というわけで,長々と書いてしまいました.読んでくださった方, レスを下さった方,ありがとうございました.ここのHPと 掲示板を作った方にも感謝感謝.

Re: イオ

zoro さんのレス (2007/03/02(Fri) 01:01)

イオの硫黄のイオンさん,

なるほど,とても含蓄に富む論議を戴いて楽しかったです.きっと,このスレッドを建てられたけんさんは,色々なヒントを元に計算に四苦八苦しているのだと思います.

>実は私は大学で物理を教えている者で,あまりここに出しゃばるのは >ちょっと気が引けます.それでもう引っ込もうと思ったのですが, >こうして皆さんと掲示板上で会話できるのは愉快ですので,もう一度だけ >お邪魔することにしました.

我が国の伝統かと思いますが,プロフェッショナルとアマチュアはもっと交流を深めても良いのではないかと思います.かのマイケル・ファラデイさんもクリスマスの日に,アマチュア向けの講釈をやったとか....(記憶ちがいでしたらご免なさい)

なにも年に一回のイベントではなくても,このような掲示板で,アマチュアと交流を計る事で,広い意味での物理的基盤の開拓になるように思います.

>この眼力が商売道具です.物理の眼力はトレーニングで鍛えられます. >私も時間をかけて少しずつ訓練しました.

このような発言で,多くの若い方々が「勉強する自信」を得られたと思いますよ.おおいに中年学者さんのご活躍を期待します.

>(ちなみに今は,名前のとおり親父ギャグを愛する中年です)

私は,もうすぐ還暦の老人ですが,数十年ぶりに物理を楽しんでいます.こんどは天文学にも興味が涌きだしています.団塊の世代が,現在の中学/高校/大学などでの教育に協力できるようなシステムを模索したいと思っています(単なるドン・キ・ホーテかも:笑).

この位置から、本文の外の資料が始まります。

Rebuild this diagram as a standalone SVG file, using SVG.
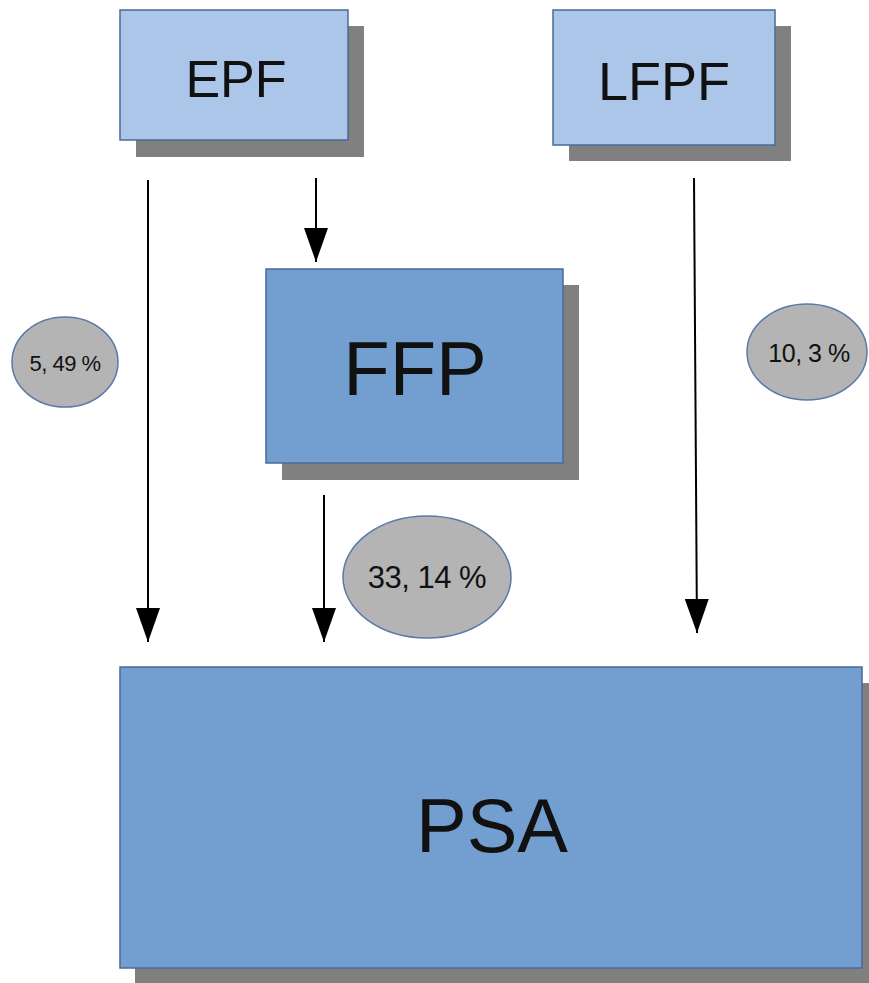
<svg xmlns="http://www.w3.org/2000/svg" width="869" height="983" viewBox="0 0 869 983">
<style>
.shadow{fill:#808080}
.light{fill:#abc6e9;stroke:#4a6b98;stroke-width:1.5}
.dark{fill:#729fcf;stroke:#4a6b98;stroke-width:1.5}
.oval{fill:#b4b4b4;stroke:#5a7aa8;stroke-width:1.5}
text{font-family:"Liberation Sans",Arial,sans-serif;fill:#111;text-anchor:middle}
.conn line{stroke:#000;stroke-width:2}
</style>
<defs>
<marker id="ah" markerWidth="34" markerHeight="24" refX="34" refY="12" orient="auto" markerUnits="userSpaceOnUse" viewBox="0 0 34 24">
<path d="M0,0 L34,12 L0,24 Z" fill="#000"/>
</marker>
</defs>
<rect width="869" height="983" fill="#fff"/>
<g id="EPF">
<rect class="shadow" x="136" y="26" width="228" height="131"/>
<rect class="light" x="120" y="10" width="228" height="130"/>
<text x="236" y="97" font-size="52">EPF</text>
</g>
<g id="LFPF">
<rect class="shadow" x="569" y="26" width="222" height="135"/>
<rect class="light" x="553" y="10" width="222" height="135"/>
<text x="664" y="100" font-size="54">LFPF</text>
</g>
<g id="FFP">
<rect class="shadow" x="282" y="285" width="297" height="195"/>
<rect class="dark" x="266" y="269" width="297" height="194"/>
<text x="415" y="395" font-size="76">FFP</text>
</g>
<g id="PSA">
<rect class="shadow" x="135" y="683" width="734" height="300"/>
<rect class="dark" x="120" y="667" width="742" height="301"/>
<text x="492" y="852" font-size="76">PSA</text>
</g>
<g id="lbl1">
<ellipse class="oval" cx="65" cy="362" rx="53" ry="45"/>
<text x="65" y="371" font-size="22" letter-spacing="-0.5">5, 49 %</text>
</g>
<g id="lbl2">
<ellipse class="oval" cx="807" cy="352" rx="60" ry="48"/>
<text x="809" y="362" font-size="25" letter-spacing="-0.5">10, 3 %</text>
</g>
<g id="lbl3">
<ellipse class="oval" cx="427" cy="577" rx="84" ry="61"/>
<text x="427" y="588" font-size="31" letter-spacing="-0.5">33, 14 %</text>
</g>
<g class="conn" id="connectors">
<line x1="148" y1="180" x2="148" y2="642" marker-end="url(#ah)"/>
<line x1="316" y1="178" x2="316" y2="262" marker-end="url(#ah)"/>
<line x1="324" y1="495" x2="324" y2="642" marker-end="url(#ah)"/>
<line x1="694" y1="178" x2="697" y2="633" marker-end="url(#ah)"/>
</g>
</svg>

>その後でyamaさんがコメントされているとおり, >ここでの設問は「影から出る」瞬間を考えているとみてよいでしょう.

yamaさんがコメントと,これ以降のご解説とから,素人なりにとてもイメージがはっきり取れるようになりました.「黒い影のカーテンからひょこっと顔を出すイオ君」だからですね.

#丁度,イオの硫黄のイオンさんの出現も似た感触でしたよ.

その他,いくつものご解説,有り難うございました.きっとけんさんが計算をおえたら,質問が出て来ると思います.そのときにまた,論議が進展する事でしょうから,それまでは,これ以上の質問はしないで,自分なりに検討させて戴きます.

お気軽に,「物理の眼力」をご披露くださいますように.

Re: イオ

けん(大学1年) さんのレス (2007/03/02(Fri) 16:42)

みなさまありがとうございます. 質問の仕方が下手ですみません.もとの問題と自分の疑問点をちゃんと説明できるよう努力します. 計算を終えたらまた書き込みさせて頂きます.

Re: イオ

zoro さんのレス (2007/03/02(Fri) 19:27)

けんさん,

計算を続けているようで何よりです.

この問題は,天文学としての周期の定義,影から出る瞬間の特異性,円運動間の幾何学が入り組んでいる上に,物理ではあまりお目にかからない,「情報としての伝搬」という事で,経験が少ない1年生の問題としては,難しすぎるようにも思います.

これまでのやり取りから考えて,けんさんはきっとお解きになれると確信しています.でも,判らない事があるならば,途中経過を示して,質問されると良いですよ.また,式の表現が巧く行かない場合,私がLaTeXに書き直ししますから,取り敢えず普通の表現で書いてみてください.

円運動の図はアスキー・アートで書くのは難しいですが,簡単に言葉でいってくれれば,なんとかトライします.

Re: イオ

けん(大学1年) さんのレス (2007/03/04(Sun) 21:23)

>zoroさん

ありがとうございます.今考えているのですが,もう少し頑張ってみます.進展しましたら,また書き込みさせて頂きます.